Vers une VI° République ?

 

La France connaît une crise institutionnelle et politique liée à deux facteurs principaux : l’épuisement du présidentialisme "jupitérien", dont les citoyens sont las, et un paysage politique tripartite, qui s’ajuste mal aux institutions de la V° République prévues pour une vie politique bipolaire. On se dirige sans doute vers un rééquilibrage, au moins provisoire, de l’équilibre entre les institutions, en faveur de l’Assemblée nationale. Le Président devra, dans tous les cas, se mettre en retrait, et l’Assemblée apprendre à devenir une force de proposition, et non pas seulement une chambre d’enregistrement ou de contestation, où les élus de la majorité approuvent les textes sans les lire et ceux de l’opposition les critiquent sans les lire davantage.

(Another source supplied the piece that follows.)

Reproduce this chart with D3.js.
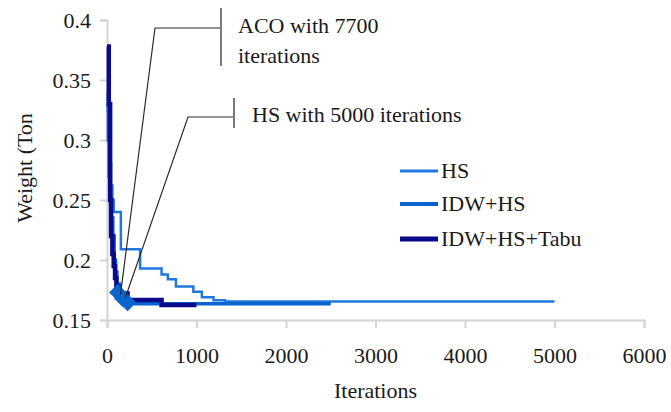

Emmanuel Macron – s’il reste Président – ne pourra pas continuer à superviser chaque initiative du gouvernement. Il conservera des moyens importants pour gérer les questions internationales et européennes, et celles qui ont trait à la défense, et pourra s’opposer ponctuellement à des initiatives du gouvernement. Mais il ne sera légitime pour cela que s’il s’agit de préserver les institutions ou les valeurs de la République, et pas de s’opposer à des choix politiques.